Au regard du contexte actuel d’augmentation des dépenses de santé qui alimentent des inquiétudes quant à la pérennité de notre système de santé et de la prise en charge publique des dépenses de soins, les chiffres relatifs au surpoids et à l’obésité1, ainsi que le constat de l’augmentation des maladies non-transmissibles2 doivent nous interpeler plus que jamais. France Assos Santé tient à rappeler qu’agir ambitieusement en prévention est une nécessité, notamment en prenant les mesures structurelles qui s’imposent concernant les produits néfastes pour la santé (produits trop gras, trop sucrés, trop salés, produits ultra transformés etc.). Parmi les mesures qui, selon l’Organisation Mondiale de la santé (OMS), sont les plus efficaces pour enrayer l’épidémie d’obésité et de maladies chroniques, figure la limitation de l’exposition des plus jeunes au marketing et à la publicité pour les produits défavorables à la santé. Le lien entre publicités promouvant des produits alimentaires défavorables à la santé, consommation excessive de ces produits par les consommateurs – et notamment les enfants –, et surpoids, obésité et maladies chroniques qui seraient évitables avec une alimentation saine et durable, est clairement établi aujourd’hui : réguler le marketing et la publicité est un levier majeur à actionner en matière de promotion de la santé et de prévention.

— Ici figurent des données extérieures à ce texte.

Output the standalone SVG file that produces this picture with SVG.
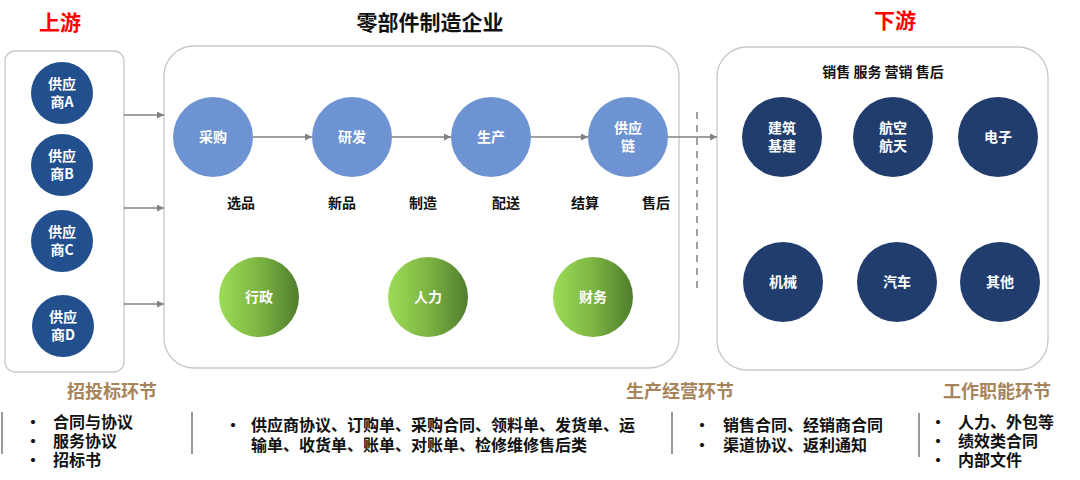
<svg xmlns="http://www.w3.org/2000/svg" width="1080" height="480" viewBox="0 0 1080 480">
<defs>
<linearGradient id="grn" x1="0" y1="0" x2="1" y2="0">
<stop offset="0" stop-color="#9CDD56"/>
<stop offset="0.5" stop-color="#7DB443"/>
<stop offset="1" stop-color="#507D2D"/>
</linearGradient>
<marker id="arr" viewBox="0 0 10 10" refX="10" refY="5" markerWidth="7" markerHeight="7" orient="auto" markerUnits="userSpaceOnUse">
<path d="M0,0 L10,5 L0,10 z" fill="#808080"/>
</marker>
<style>
text{font-family:"Noto Sans CJK SC","Liberation Sans",sans-serif;font-weight:700}
.frame{fill:#fff;stroke:#c8c8c8;stroke-width:1.3}
.sup{fill:#22508F}
.blu{fill:#6E93D3}
.nav{fill:#203D6D}
.grn{fill:url(#grn)}
.ct{fill:#fff;font-size:14px;text-anchor:middle}
.lab{fill:#111;font-size:14px;text-anchor:middle}
.ttl{font-size:21px;text-anchor:middle}
.red{fill:#FF0000}
.sec{fill:#A8845A;font-size:18px;text-anchor:middle}
.li{fill:#111;font-size:16px}
.div{stroke:#555;stroke-width:1.2}
.con{stroke:#808080;stroke-width:1.6;fill:none}
</style>
</defs>
<rect width="1080" height="480" fill="#fff"/>

<text class="ttl red" x="60" y="30">上游</text>
<text class="ttl" x="430" y="30" fill="#111">零部件制造企业</text>
<text class="ttl red" x="895" y="28">下游</text>

<rect class="frame" x="5" y="51" width="119" height="321" rx="10"/>
<rect class="frame" x="164" y="46" width="515" height="322" rx="30"/>
<rect class="frame" x="717" y="47" width="331" height="323" rx="30"/>

<g id="connectors">
<line class="con" x1="124" y1="115" x2="164" y2="115" marker-end="url(#arr)"/>
<line class="con" x1="124" y1="208" x2="164" y2="208" marker-end="url(#arr)"/>
<line class="con" x1="124" y1="304" x2="164" y2="304" marker-end="url(#arr)"/>
<line class="con" x1="253" y1="137" x2="312" y2="137" marker-end="url(#arr)"/>
<line class="con" x1="392" y1="137" x2="451" y2="137" marker-end="url(#arr)"/>
<line class="con" x1="531" y1="137" x2="588" y2="137" marker-end="url(#arr)"/>
<line class="con" x1="668" y1="137" x2="717" y2="137" marker-end="url(#arr)"/>
<line x1="697" y1="112" x2="697" y2="294" stroke="#a0a0a0" stroke-width="2" stroke-dasharray="7,6"/>
</g>

<g id="supA"><circle class="sup" cx="62" cy="93" r="31"/><text class="ct" x="62" y="89">供应</text><text class="ct" x="62" y="107">商A</text></g>
<g id="supB"><circle class="sup" cx="62" cy="165" r="31"/><text class="ct" x="62" y="161">供应</text><text class="ct" x="62" y="179">商B</text></g>
<g id="supC"><circle class="sup" cx="62" cy="241" r="31"/><text class="ct" x="62" y="237">供应</text><text class="ct" x="62" y="255">商C</text></g>
<g id="supD"><circle class="sup" cx="63" cy="326" r="31"/><text class="ct" x="63" y="322">供应</text><text class="ct" x="63" y="340">商D</text></g>

<g id="caigou"><circle class="blu" cx="213" cy="137" r="40"/><text class="ct" x="213" y="142">采购</text></g>
<g id="yanfa"><circle class="blu" cx="352" cy="137" r="40"/><text class="ct" x="352" y="142">研发</text></g>
<g id="shengchan"><circle class="blu" cx="491" cy="137" r="40"/><text class="ct" x="491" y="142">生产</text></g>
<g id="gongyinglian"><circle class="blu" cx="628" cy="137" r="40"/><text class="ct" x="628" y="133">供应</text><text class="ct" x="628" y="151">链</text></g>

<g id="steps">
<text class="lab" x="241" y="208">选品</text>
<text class="lab" x="342" y="208">新品</text>
<text class="lab" x="423" y="208">制造</text>
<text class="lab" x="506" y="208">配送</text>
<text class="lab" x="585" y="208">结算</text>
<text class="lab" x="656" y="208">售后</text>
</g>

<g id="xingzheng"><circle class="grn" cx="259" cy="297" r="40"/><text class="ct" x="259" y="302">行政</text></g>
<g id="renli"><circle class="grn" cx="428" cy="297" r="40"/><text class="ct" x="428" y="302">人力</text></g>
<g id="caiwu"><circle class="grn" cx="593" cy="297" r="40"/><text class="ct" x="593" y="302">财务</text></g>

<text class="lab" x="883" y="77">销售 服务 营销 售后</text>

<g id="jianzhu"><circle class="nav" cx="782" cy="137" r="40"/><text class="ct" x="782" y="133">建筑</text><text class="ct" x="782" y="151">基建</text></g>
<g id="hangkong"><circle class="nav" cx="893" cy="137" r="40"/><text class="ct" x="893" y="133">航空</text><text class="ct" x="893" y="151">航天</text></g>
<g id="dianzi"><circle class="nav" cx="998" cy="137" r="40"/><text class="ct" x="998" y="142">电子</text></g>
<g id="jixie"><circle class="nav" cx="783" cy="282" r="40"/><text class="ct" x="783" y="287">机械</text></g>
<g id="qiche"><circle class="nav" cx="897" cy="282" r="40"/><text class="ct" x="897" y="287">汽车</text></g>
<g id="qita"><circle class="nav" cx="1000" cy="282" r="40"/><text class="ct" x="1000" y="287">其他</text></g>

<text class="sec" x="112" y="398">招投标环节</text>
<text class="sec" x="680" y="398">生产经营环节</text>
<text class="sec" x="997" y="398">工作职能环节</text>

<line class="div" x1="2" y1="412" x2="2" y2="454"/>
<line class="div" x1="192" y1="412" x2="192" y2="454"/>
<line class="div" x1="672" y1="412" x2="672" y2="454"/>
<line class="div" x1="919" y1="413" x2="919" y2="457"/>

<g id="list1">
<text class="li" x="25" y="428">•</text><text class="li" x="53" y="428">合同与协议</text>
<text class="li" x="25" y="447">•</text><text class="li" x="53" y="447">服务协议</text>
<text class="li" x="25" y="466">•</text><text class="li" x="53" y="466">招标书</text>
</g>
<g id="list2">
<text class="li" x="225" y="431">•</text><text class="li" x="251" y="431">供应商协议、订购单、采购合同、领料单、发货单、运</text>
<text class="li" x="251" y="451">输单、收货单、账单、对账单、检修维修售后类</text>
</g>
<g id="list3">
<text class="li" x="694" y="431">•</text><text class="li" x="723" y="431">销售合同、经销商合同</text>
<text class="li" x="694" y="451">•</text><text class="li" x="723" y="451">渠道协议、返利通知</text>
</g>
<g id="list4">
<text class="li" x="930" y="428">•</text><text class="li" x="958" y="428">人力、外包等</text>
<text class="li" x="930" y="447">•</text><text class="li" x="958" y="447">绩效类合同</text>
<text class="li" x="930" y="466">•</text><text class="li" x="958" y="466">内部文件</text>
</g>
</svg>
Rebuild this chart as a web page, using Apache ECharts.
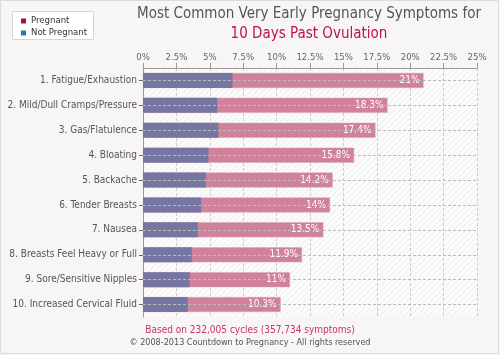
<!DOCTYPE html>
<html><head><meta charset="utf-8">
<script src="https://cdn.jsdelivr.net/npm/echarts@6/dist/echarts.min.js"></script>
<style>html,body{margin:0;padding:0;background:#f7f6f4}#c{width:500px;height:355px}</style>
</head><body><div id="c"></div>
<script>
var categories = ["1. Fatigue/Exhaustion","2. Mild/Dull Cramps/Pressure","3. Gas/Flatulence","4. Bloating","5. Backache","6. Tender Breasts","7. Nausea","8. Breasts Feel Heavy or Full","9. Sore/Sensitive Nipples","10. Increased Cervical Fluid"];
var pregnant = [21, 18.3, 17.4, 15.8, 14.2, 14, 13.5, 11.9, 11, 10.3];
var notPregnant = [6.7, 5.55, 5.65, 4.9, 4.7, 4.35, 4.1, 3.65, 3.5, 3.35];
var xTicks = [0, 2.5, 5, 7.5, 10, 12.5, 15, 17.5, 20, 22.5, 25];

var pc = document.createElement('canvas'); pc.width = 6; pc.height = 6;
var g = pc.getContext('2d'); g.fillStyle = '#fbfbfb'; g.fillRect(0,0,6,6);
g.strokeStyle = '#ececec'; g.lineWidth = 1;
g.beginPath(); g.moveTo(0,6); g.lineTo(6,0); g.moveTo(-1,1); g.lineTo(1,-1); g.moveTo(5,7); g.lineTo(7,5); g.stroke();

var chart = echarts.init(document.getElementById('c'), null, {renderer:'canvas'});
var FONT = '"DejaVu Sans Condensed", "Liberation Sans", sans-serif';
chart.setOption({
  backgroundColor: '#f7f6f4',
  animation: false,
  textStyle: {fontFamily: FONT},
  graphic: [
    {type:'rect', shape:{x:0.5,y:0.5,width:498,height:353}, style:{fill:'none', stroke:'#dcdcdc', lineWidth:1}, silent:true},
    {type:'rect', shape:{x:12.5,y:11.5,width:81,height:28}, style:{fill:'#ffffff', stroke:'#d6d6d6', lineWidth:1}, silent:true},
    {type:'text', x:309, y:7, style:{text:'Most Common Very Early Pregnancy Symptoms for', align:'center', fill:'#555555', font:'15px ' + FONT}},
    {type:'text', x:309, y:27, style:{text:'10 Days Past Ovulation', align:'center', fill:'#c0104a', font:'15px ' + FONT}},
    {type:'text', x:250, y:325, style:{text:'Based on 232,005 cycles (357,734 symptoms)', align:'center', fill:'#c8336b', font:'10px ' + FONT}},
    {type:'text', x:250, y:338, style:{text:'\u00a9 2008-2013 Countdown to Pregnancy - All rights reserved', align:'center', fill:'#555555', font:'9px ' + FONT}}
  ],
  legend: {
    left: 16, top: 11, orient: 'vertical', itemGap: 2,
    itemWidth: 5, itemHeight: 5, icon: 'rect',
    textStyle: {fontSize: 9.5, color: '#333', fontFamily: FONT, padding: [0,0,0,0]},
    data: [{name:'Pregnant', itemStyle:{color:'#a8103a', borderWidth:0}}, {name:'Not Pregnant', itemStyle:{color:'#2a78b2', borderWidth:0}}]
  },
  grid: {left: 143, right: 23, top: 68, bottom: 38, show: true, outerBoundsMode: 'none', containLabel: false,
         backgroundColor: {image: pc, repeat: 'repeat'}, borderWidth: 0},
  xAxis: {
    type: 'value', position: 'top', min: 0, max: 25, interval: 2.5,
    axisLine: {show: true, lineStyle: {color: '#999'}},
    axisTick: {show: true, length: 5, lineStyle: {color: '#999'}},
    axisLabel: {color: '#666', fontSize: 9.5, margin: 5, formatter: function(v){return v + '%';}},
    splitLine: {show: true, lineStyle: {color: '#cccccc', type: [3,2]}}
  },
  yAxis: {
    type: 'category', data: categories, inverse: true,
    axisLine: {show: true, lineStyle: {color: '#999'}},
    axisTick: {show: true, length: 4, alignWithLabel: true, lineStyle: {color: '#666'}},
    axisLabel: {color: '#555', fontSize: 10, margin: 6},
    splitLine: {show: false}
  },
  series: [
    {name:'Pregnant', type:'bar', data: pregnant, barWidth: 15, barGap: '-100%',
     itemStyle: {color: '#d0829a', borderColor: '#dca0b2', borderWidth: 0.5},
     label: {show: true, position: 'insideRight', color: '#ffffff', fontSize: 10, fontFamily: FONT, offset:[1,0], formatter: function(p){return p.value + '%';}},
     z: 2},
    {name:'Not Pregnant', type:'bar', data: notPregnant, barWidth: 15,
     itemStyle: {color: '#7676a2'}, z: 3},
    {name:'grid', type:'line', data: categories.map(function(){return 25;}), symbol:'none', lineStyle:{opacity:0}, silent:true,
     markLine: {symbol:'none', silent:true, label:{show:false}, lineStyle:{color:'#bbbbbb', type:[3,2], width:1},
       data: categories.map(function(c){return {yAxis: c};})}, z: 4}
  ]
});
</script></body></html>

Cette mesure d’encadrement du marketing de la malbouffe qui cible les enfants est une demande de longue date de nos associations de personnes malades, de consommateurs et de familles, échaudées par les limites manifestes des démarches volontaires basées sur la responsabilisation des acteurs de l’agro-industrie et de la publicité (comme en témoignent les évaluations des chartes successives visant à promouvoir une alimentation et des comportements favorables à la santé dans les programmes audiovisuels et les publicités). Elle est à la hauteur de l’urgence en matière de santé publique sur laquelle nous alertons et elle est nécessaire pour parvenir à des environnements qui soient réellement favorables à la santé.

Et maintenant ?

Dans le contexte actuel de turbulences politiques, il est fort à craindre que la SNANC ne passe, à nouveau, au second plan ou qu’elle soit revue à la baisse et sorte dans une version rabotée.

Nous, associations de personnes malades, de consommateurs et de familles, aux côtés des associations de défense de l’environnement, appelons les pouvoirs publics à saisir au contraire la fuite de cette version quasi finalisée comme une opportunité pour remettre ce texte à l’agenda et en concertation avec tous les acteurs concernés !

Nous nous tenons prêts à nous mobiliser collectivement en faveur d’une alimentation qui soit à la fois bonne pour la santé et pour l’environnement, et accessible à toutes et tous.


1 En 2020, près d’un adulte sur deux était en surpoids, un sur cinq était obèse. En 30 ans, le taux d’obésité a doublé chez les adultes et a été multiplié par quatre chez les 18-24 ans. Les enfants sont particulièrement touchés, avec 20% des 6 à 17 ans en surpoids en 2020, dont 5,4% souffrant d’obésité.

2 Vers une alimentation durable : Un enjeu sanitaire, social, territorial et environnemental majeur pour la France, rapport d’information n°476 6 (2019-2020), déposé le 28 mai 2020, Sénat.